Now he’s trying to prepare for another financial hit — the loss of Medicaid reimbursements for treating people in rural Appalachia.
“We are all being forced to try to eke out a sustainable margin because of those (inflation) factors,” Lloyd said. “And then with the potential loss of reimbursement for those who did qualify, that’s just going to add an additional layer of burden upon rural institutions.”
Lloyd is referring to the unwinding of a policy that began in 2020 as a response to the public-health emergency created by Covid-19. The Families First Coronavirus Response Act required states to allow Medicaid recipients to stay enrolled even if they were no longer eligible. That requirement ends April 1, and about 260,000 Kentuckians are expected to lose Medicaid coverage.
Health-care officials across the country are worried about how the loss of those Medicaid reimbursements will affect their facilities’ financial health.
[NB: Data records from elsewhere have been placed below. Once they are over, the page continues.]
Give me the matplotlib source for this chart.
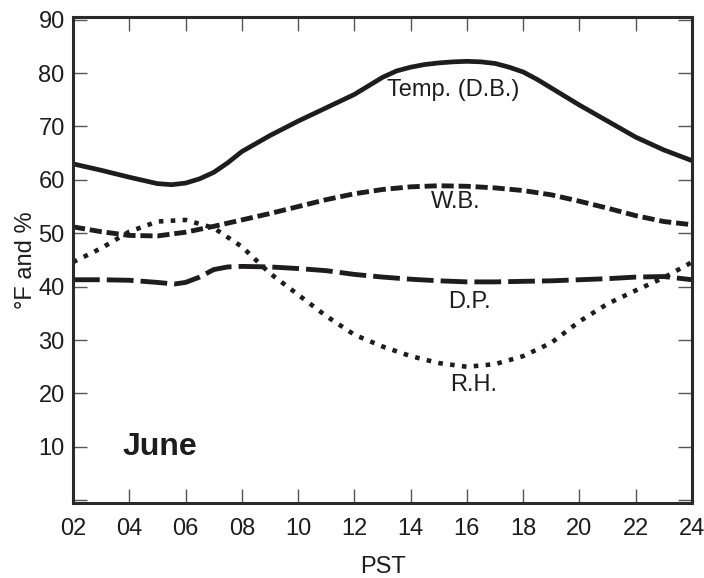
import numpy as np
import matplotlib.pyplot as plt

plt.rcParams['font.family'] = ['Liberation Sans', 'DejaVu Sans']

# Dry-bulb temperature, read every hour with extra half-hour reads at the bends
db_hours = [2, 3, 4, 5, 5.5, 6, 6.5, 7, 7.5, 8, 9, 10, 11, 12, 12.5, 13, 13.5, 14, 14.5,
            15, 15.5, 16, 16.5, 17, 17.5, 18, 18.5, 19, 20, 21, 22, 23, 24]
temp_db = [63, 61.8, 60.5, 59.3, 59.1, 59.4, 60.2, 61.4, 63.2, 65.3, 68.3, 71, 73.5, 76,
           77.6, 79.2, 80.4, 81.1, 81.6, 81.9, 82.1, 82.2, 82.1, 81.8, 81.1, 80.2, 78.8,
           77.2, 74, 71, 68, 65.6, 63.6]

hours = [2, 3, 4, 5, 6, 7, 8, 9, 10, 11, 12, 13, 14, 15, 16, 17, 18, 19, 20, 21, 22, 23, 24]
wet_bulb = [51.2, 50.3, 49.6, 49.5, 50.2, 51.3, 52.5, 53.7, 55, 56.3, 57.4, 58.2, 58.7,
            58.9, 58.8, 58.5, 58, 57.2, 56, 54.7, 53.3, 52.2, 51.6]
rel_hum = [44.6, 47.2, 50.3, 52.2, 52.5, 51, 47.5, 42.5, 38.5, 34.5, 31, 28.8, 27,
           25.7, 25, 25.5, 27, 29.5, 33.5, 36.8, 39.3, 41.7, 44.6]

dp_hours = [2, 3, 4, 5, 5.6, 6, 6.5, 7, 7.5, 8, 9, 10, 11, 12, 13, 14, 15, 16, 17, 18,
            19, 20, 21, 22, 23, 24]
dew_point = [41.3, 41.3, 41.2, 40.8, 40.5, 40.8, 41.8, 43.2, 43.7, 43.8, 43.7, 43.4, 43,
             42.3, 41.8, 41.4, 41.1, 40.9, 40.9, 41, 41.1, 41.3, 41.5, 41.8, 41.9, 41.3]

x_ticks = list(range(2, 25, 2))
x_labels = ["%02d" % h for h in x_ticks]
y_ticks = list(range(0, 91, 10))
y_labels = [""] + [str(v) for v in y_ticks[1:]]

ink = '#1f1c1d'

fig = plt.figure(figsize=(7.04, 5.78), dpi=100)
ax = fig.add_axes([0.1037, 0.1298, 0.8793, 0.8408])

ax.plot(db_hours, temp_db, color=ink, lw=3.4, solid_capstyle='butt', solid_joinstyle='round')
ax.plot(hours, wet_bulb, color=ink, lw=3.5, linestyle=(0, (2.5, 1.0)))
ax.plot(dp_hours, dew_point, color=ink, lw=3.5, linestyle=(0, (5.5, 1.45)))
ax.plot(hours, rel_hum, color=ink, lw=3.3, linestyle=(0, (1, 1.6)))

ax.text(15.5, 76.9, "Temp. (D.B.)", ha='center', va='center', fontsize=17, color=ink)
ax.text(15.6, 55.9, "W.B.", ha='center', va='center', fontsize=17, color=ink)
ax.text(16.1, 37.1, "D.P.", ha='center', va='center', fontsize=17, color=ink)
ax.text(16.25, 21.6, "R.H.", ha='center', va='center', fontsize=17, color=ink)
ax.text(5.1, 10, "June", ha='center', va='center', fontsize=23, fontweight='bold', color=ink)

ax.set_xlim(2, 24)
ax.set_ylim(-0.5, 90.5)
ax.set_xticks(x_ticks)
ax.set_xticklabels(x_labels)
ax.set_yticks(y_ticks)
ax.set_yticklabels(y_labels)
ax.tick_params(direction='in', length=10, width=1, colors='#555555', labelcolor=ink,
               labelsize=17, top=True, right=True)
ax.tick_params(axis='x', pad=11)
ax.tick_params(axis='y', pad=6)

for side in ax.spines.values():
    side.set_linewidth(2.2)
    side.set_color('#2a2a2a')

ax.set_xlabel("PST", fontsize=17, color=ink, labelpad=11)
ax.set_ylabel("°F and %", fontsize=17, color=ink)
ax.yaxis.set_label_coords(-0.058, 0.5)

fig.savefig("out.png", dpi=100)
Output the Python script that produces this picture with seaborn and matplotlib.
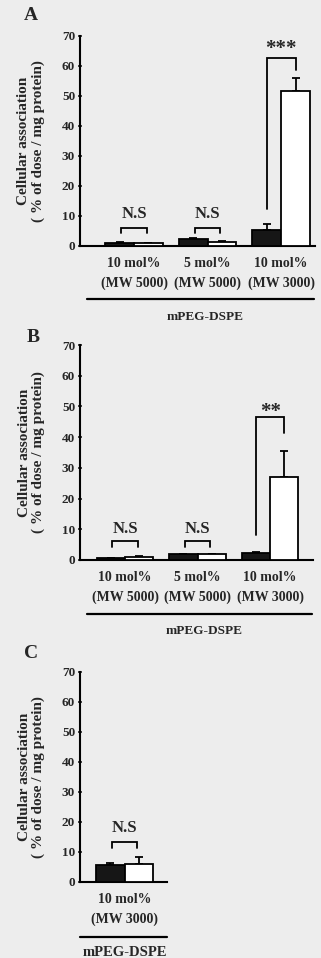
import numpy as np
import pandas as pd
import matplotlib
matplotlib.use("Agg")
import matplotlib.pyplot as plt
import seaborn as sns

sns.set_theme(style="ticks")
plt.rcParams["font.family"] = ["Liberation Serif", "DejaVu Serif"]
plt.rcParams["font.weight"] = "bold"

# ---------------- data ----------------
series_names = ["Formulation 1", "Formulation 2"]  # filled / open bars

cats_AB = ["10 mol%\n(MW 5000)", "5 mol%\n(MW 5000)", "10 mol%\n(MW 3000)"]
cats_C = ["10 mol%\n(MW 3000)"]

A_filled = [1.0, 2.2, 5.3]
A_filled_err = [0.2, 0.6, 2.0]
A_open = [0.9, 1.3, 51.7]
A_open_err = [0.2, 0.3, 4.3]

B_filled = [0.5, 1.8, 2.2]
B_filled_err = [0.2, 0.3, 0.3]
B_open = [0.9, 1.8, 27.0]
B_open_err = [0.3, 0.3, 8.5]

C_filled = [5.6]
C_filled_err = [0.8]
C_open = [6.0]
C_open_err = [2.3]

yticks = [0, 10, 20, 30, 40, 50, 60, 70]
ylabel = "Cellular association\n( % of dose / mg protein)"
group_label = "mPEG-DSPE"

# significance annotations: (category index, text, bracket top, left leg bottom, right leg bottom, text y)
sig_A = [(0, "N.S", 6.0, 4.3, 4.3, 10.8), (1, "N.S", 6.0, 4.3, 4.3, 10.8),
         (2, "***", 62.7, 12.5, 58.7, 65.5)]
sig_B = [(0, "N.S", 6.2, 4.2, 4.2, 10.0), (1, "N.S", 6.2, 4.2, 4.2, 10.0),
         (2, "**", 46.6, 8.0, 41.4, 48.3)]
sig_C = [(0, "N.S", 13.4, 11.4, 11.4, 18.1)]

BG = "#ededed"
FILL = "#161616"


def long_df(cats, filled, opened):
    rows = []
    for c, f, o in zip(cats, filled, opened):
        rows.append({"cat": c, "series": series_names[0], "value": f})
        rows.append({"cat": c, "series": series_names[1], "value": o})
    return pd.DataFrame(rows)


def draw_panel(ax, cats, filled, ferr, opened, oerr, sigs, xlim, line_y, text_y,
               line_x=(0.0, 1.0), group_fs=9.5):
    df = long_df(cats, filled, opened)
    sns.barplot(data=df, x="cat", y="value", hue="series", order=cats,
                hue_order=series_names,
                palette={series_names[0]: FILL, series_names[1]: "white"},
                width=0.78, edgecolor="black", linewidth=1.3, errorbar=None,
                legend=False, ax=ax, zorder=3)
    centers = []
    for cont, vals, errs in zip(ax.containers, [filled, opened], [ferr, oerr]):
        xs = [b.get_x() + b.get_width() / 2 for b in cont]
        centers.append(xs)
        ax.errorbar(xs, vals, yerr=[np.zeros(len(vals)), errs], fmt="none",
                    ecolor="black", elinewidth=1.3, capsize=3, capthick=1.3,
                    zorder=2)
    for i, txt, top, lb, rb, ty in sigs:
        xl, xr = centers[0][i], centers[1][i]
        if txt == "N.S":
            xl, xr = xl + 0.02, xr - 0.02
        ax.plot([xl, xl, xr, xr], [lb, top, top, rb], color="black", lw=1.3,
                zorder=4, solid_joinstyle="miter")
        fs = 12 if txt == "N.S" else 15
        ax.text((xl + xr) / 2, ty, txt, ha="center", va="center",
                fontsize=fs, fontweight="bold", zorder=5)
    ax.set_ylim(0, 70)
    ax.set_xlim(*xlim)
    ax.set_yticks(yticks)
    ax.set_yticklabels([str(t) for t in yticks], fontsize=9.5, fontweight="bold")
    ax.set_xticks(range(len(cats)))
    ax.set_xticklabels(cats, fontsize=10, fontweight="bold", linespacing=1.6)
    ax.tick_params(axis="x", length=0, pad=8)
    ax.tick_params(axis="y", length=3, width=1.2, direction="inout", pad=2)
    ax.set_xlabel("")
    ax.set_ylabel(ylabel, fontsize=11, fontweight="bold", linespacing=1.1)
    ax.set_facecolor(BG)
    for s in ["top", "right"]:
        ax.spines[s].set_visible(False)
    for s in ["left", "bottom"]:
        ax.spines[s].set_linewidth(1.5)
        ax.spines[s].set_color("black")
    ax.plot(list(line_x), [line_y, line_y], transform=ax.transAxes, color="black",
            lw=1.6, clip_on=False)
    ax.text(0.5 * (line_x[0] + line_x[1]) + 0.02, text_y, group_label,
            transform=ax.transAxes, ha="center", va="center",
            fontsize=group_fs, fontweight="bold")


W, H = 321, 958
fig = plt.figure(figsize=(W / 100, H / 100), dpi=100, facecolor=BG)


def rect(left, right, top, bottom):
    return [left / W, 1 - bottom / H, (right - left) / W, (bottom - top) / H]


axA = fig.add_axes(rect(80, 315, 36, 246))
draw_panel(axA, cats_AB, A_filled, A_filled_err, A_open, A_open_err, sig_A,
           (-0.735, 2.46), -0.252, -0.338, line_x=(0.03, 0.995))
axA.yaxis.set_label_coords(-0.15, 0.5)

axB = fig.add_axes(rect(80, 313, 345, 560))
draw_panel(axB, cats_AB, B_filled, B_filled_err, B_open, B_open_err, sig_B,
           (-0.62, 2.59), -0.25, -0.33, line_x=(0.03, 0.995))
axB.yaxis.set_label_coords(-0.15, 0.5)

axC = fig.add_axes(rect(80, 167, 672, 882))
draw_panel(axC, cats_C, C_filled, C_filled_err, C_open, C_open_err, sig_C,
           (-0.61, 0.58), -0.262, -0.335, line_x=(0.0, 1.0), group_fs=10.5)
axC.yaxis.set_label_coords(-0.40, 0.5)

for letter, (x, y) in zip("ABC", [(31, 16), (33, 337), (31, 654)]):
    fig.text(x / W, 1 - y / H, letter, ha="center", va="center",
             fontsize=14, fontweight="bold")

fig.savefig("out.png", dpi=100, facecolor=BG)
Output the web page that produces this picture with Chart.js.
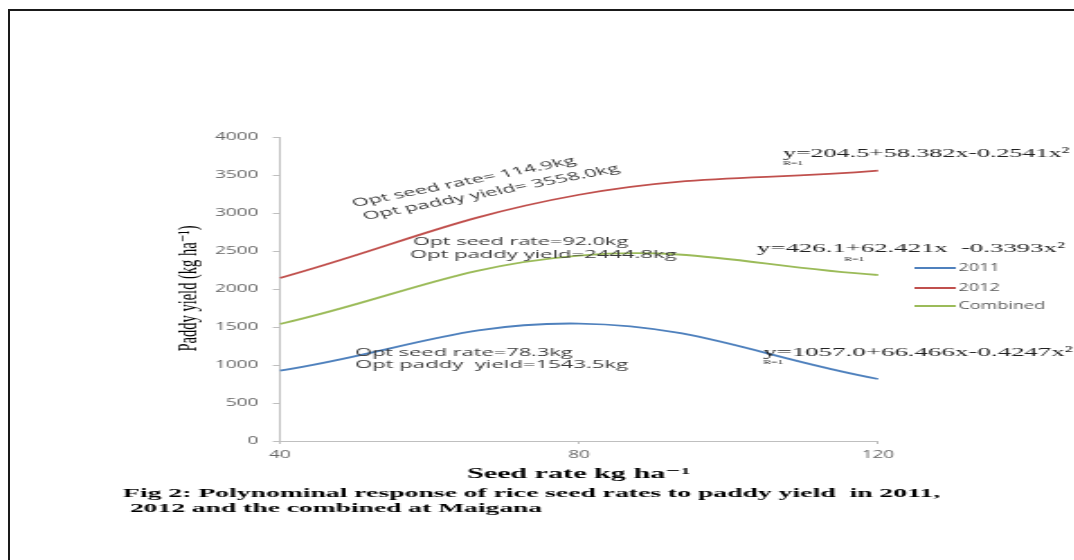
<!DOCTYPE html>
<html lang="en">
<head>
  <meta charset="UTF-8" />
  <title>Seed rate vs paddy yield</title>
  <script src="https://cdn.jsdelivr.net/npm/chart.js"></script>
  <style>
    html, body { margin: 0; padding: 0; background: white; overflow: hidden; }
    body { width: 1074px; height: 560px; position: relative; }
    #frame {
      position: absolute; left: 8px; top: 9px;
      width: 1200px; height: 700px;
      border: 2px solid #1a1a1a;
    }
    /* the source figure is a horizontally stretched picture, so draw narrow and stretch */
    #wrap {
      position: absolute; left: 0; top: 0;
      width: 597px; height: 560px;
      transform: scaleX(1.8); transform-origin: 0 0;
    }
  </style>
</head>
<body>
  <div id="frame"></div>
  <div id="wrap"><canvas id="yieldChart"></canvas></div>
  <script>
    const seedRates = ['40', '80', '120'];
    const yield2011 = [925, 1545, 816];
    const yield2012 = [2145, 3240, 3557];
    const yieldCombined = [1540, 2440, 2184];
    const seriesNames = ['2011', '2012', 'Combined'];
    const seriesColors = ['#4f81bd', '#c0504d', '#9bbb59'];

    const sans = '"Open Sans", sans-serif';
    const serif = '"Liberation Serif", "DejaVu Serif", serif';

    // draw text squeezed/stretched to a given width
    function fitText(ctx, t, x, y, w, angle) {
      const m = ctx.measureText(t).width;
      ctx.save();
      ctx.translate(x, y);
      if (angle) ctx.rotate(angle * Math.PI / 180);
      ctx.scale(w / m, 1);
      ctx.fillText(t, 0, 0);
      ctx.restore();
    }

    // legend, equations, notes and captions drawn on top of the chart
    const textPlugin = {
      id: 'textPlugin',
      afterDraw(chart) {
        const ctx = chart.ctx;
        ctx.save();

        // legend
        chart.data.datasets.forEach((ds, i) => {
          const y = [268, 288, 306][i];
          ctx.strokeStyle = ds.borderColor;
          ctx.lineWidth = 2;
          ctx.beginPath();
          ctx.moveTo(508, y);
          ctx.lineTo(531, y);
          ctx.stroke();
          ctx.fillStyle = '#595959';
          ctx.font = '10px ' + sans;
          ctx.textBaseline = 'middle';
          ctx.fillText(ds.label, 532.5, y + 0.5);
        });

        ctx.textBaseline = 'alphabetic';
        ctx.fillStyle = '#3a3a3a';
        ctx.font = '11px ' + sans;

        // optimum notes
        fitText(ctx, 'Opt seed rate= 114.9kg', 197, 207, 131, -19.5);
        fitText(ctx, 'Opt paddy yield= 3558.0kg', 203, 220, 150, -19);
        fitText(ctx, 'Opt seed rate=92.0kg', 229.4, 245, 119.5);
        fitText(ctx, 'Opt paddy yield=2444.8kg', 227.8, 258, 148);
        fitText(ctx, 'Opt seed rate=78.3kg', 197.2, 356, 121);
        fitText(ctx, 'Opt paddy  yield=1543.5kg', 197.2, 368, 151.7);

        // fitted equations
        ctx.fillStyle = '#222';
        ctx.font = '13.5px ' + serif;
        fitText(ctx, 'y=204.5+58.382x-0.2541x\u00b2', 435, 157, 159);
        fitText(ctx, 'y=426.1+62.421x  -0.3393x\u00b2', 420.6, 252, 171);
        fitText(ctx, 'y=1057.0+66.466x-0.4247x\u00b2', 424, 356, 172);
        ctx.font = '6.5px ' + serif;
        ctx.fillText('R=1', 435, 165);
        ctx.fillText('R=1', 469, 261);
        ctx.fillText('R=1', 424, 364);

        // axis titles
        ctx.fillStyle = '#000';
        ctx.font = '14.5px ' + serif;
        ctx.save();
        ctx.translate(109, 288.5);
        ctx.rotate(-Math.PI / 2);
        ctx.textAlign = 'center';
        ctx.fillText('Paddy yield (kg ha\u207b\u00b9)', 0, 0);
        ctx.restore();

        ctx.font = 'bold 14px ' + serif;
        fitText(ctx, 'Seed rate kg ha\u207b\u00b9', 259.4, 478, 124);

        // caption
        ctx.font = 'bold 13px ' + serif;
        fitText(ctx, 'Fig 2: Polynominal response of rice seed rates to paddy yield  in 2011,', 68.3, 497, 454);
        fitText(ctx, '2012 and the combined at Maigana', 72.2, 512, 229);

        ctx.restore();
      }
    };

    new Chart(document.getElementById('yieldChart'), {
      type: 'line',
      data: {
        labels: seedRates,
        datasets: [yield2011, yield2012, yieldCombined].map((d, i) => ({
          label: seriesNames[i],
          data: d,
          borderColor: seriesColors[i],
          backgroundColor: seriesColors[i],
          borderWidth: 1.8,
          pointRadius: 0,
          tension: 0.4,
          fill: false
        }))
      },
      options: {
        responsive: true,
        maintainAspectRatio: false,
        animation: false,
        devicePixelRatio: 1,
        layout: { padding: { left: 95.6, right: 109.2, top: 137, bottom: 89 } },
        plugins: {
          legend: { display: false },
          tooltip: { enabled: false }
        },
        scales: {
          x: {
            offset: false,
            grid: { drawOnChartArea: false, tickLength: 3, color: '#bfbfbf' },
            border: { color: '#bfbfbf', width: 1 },
            ticks: { color: '#666', font: { family: sans, size: 10.5 }, padding: 5, maxRotation: 0 },
            afterFit: s => { s.height = 30; }
          },
          y: {
            min: 0,
            max: 4000,
            ticks: {
              stepSize: 500,
              color: '#666',
              font: { family: sans, size: 10.5 },
              padding: 8,
              callback: v => String(v)
            },
            grid: { drawOnChartArea: false, tickLength: 4, color: '#bfbfbf' },
            border: { color: '#bfbfbf', width: 1 },
            afterFit: s => { s.width = 60; }
          }
        }
      },
      plugins: [textPlugin]
    });
  </script>
</body>
</html>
The loss is expected to be particularly hard on rural hospitals, which generally operate in areas with higher poverty rates and serve an older population and people with lower incomes — all factors that contribute to the financial pressure on hospitals.
A report from George Washington University said in January that up to 2.5 million patients of community health centers, could lose coverage as a result of eligibility re-determinations.
Family Health Centers in Louisville plans to cut back on the low-cost or free medical, dental, behavioral health and pharmacy services it has been offering to uninsured patients because of the expected revenue dip, according to the Louisville Courier-Journal.
The Kaiser Family Foundation estimates that between 5 million and 14 million people will lose their coverage, and that two-thirds could be uninsured for several months up to a year.
That could cause problems for those “who delayed care because they lose their coverage and they’re coming in when they have a more severe situation,” said Carrie Cochran-McClain, chief policy officer at the National Rural Health Association.
Simple mistakes in paperwork could result in many people losing Medicaid even though they’re still eligible for it, said Leighton Ku, professor and director of the Center for Health Policy Research at GWU. “We still expect there’s going to be some increase in the number of uninsured people in the U.S. over the next year, no matter how hard we try, so hospitals and community health centers are going to have some rough times ahead,” he said.
Lloyd said he expects less than 3,000 people would lose coverage in the communities that St. Claire serves, which could cost the hospital about $5 million in Medicaid revenue.
The hospital is preparing for the decrease by slowing down its capital investments even though it needs to replace operating room tables and to repair and do maintenance on a wing built in the 1960s, he said. St. Claire is also looking at “reprioritizing” a number of strategic growth projects,” Lloyd added, such as accommodating robotic surgery.
He said the hospital has benefited greatly from Kentucky’s expansion of Medicaid under the 2010 Patient Protection and Affordable Care Act.
Before coming to St. Claire, he was president and CEO at Christus Health Southwest Louisiana. Louisiana expanded Medicaid in 2016 and Kentucky in 2014.
“There was greater access to care and a greater sustainability to the hospitals post-expansion, both in Louisiana and here in Kentucky,” Lloyd said. “We’ve just been very fortunate in the commonwealth that we’ve had a Medicaid expansion longer than some of the other states that were kind of slow to expand … It’s just a matter of economics, and even though in some states the gap between the actual cost of care and the Medicaid reimbursement is very significant, at least it does offset some of the expense of operations.”
A new payment model that became effective in January could keep some rural hospitals from closing, but they could keep patients no more than 24 hours, couldn’t have more than 50 beds, and would have to meet other eligibility requirements.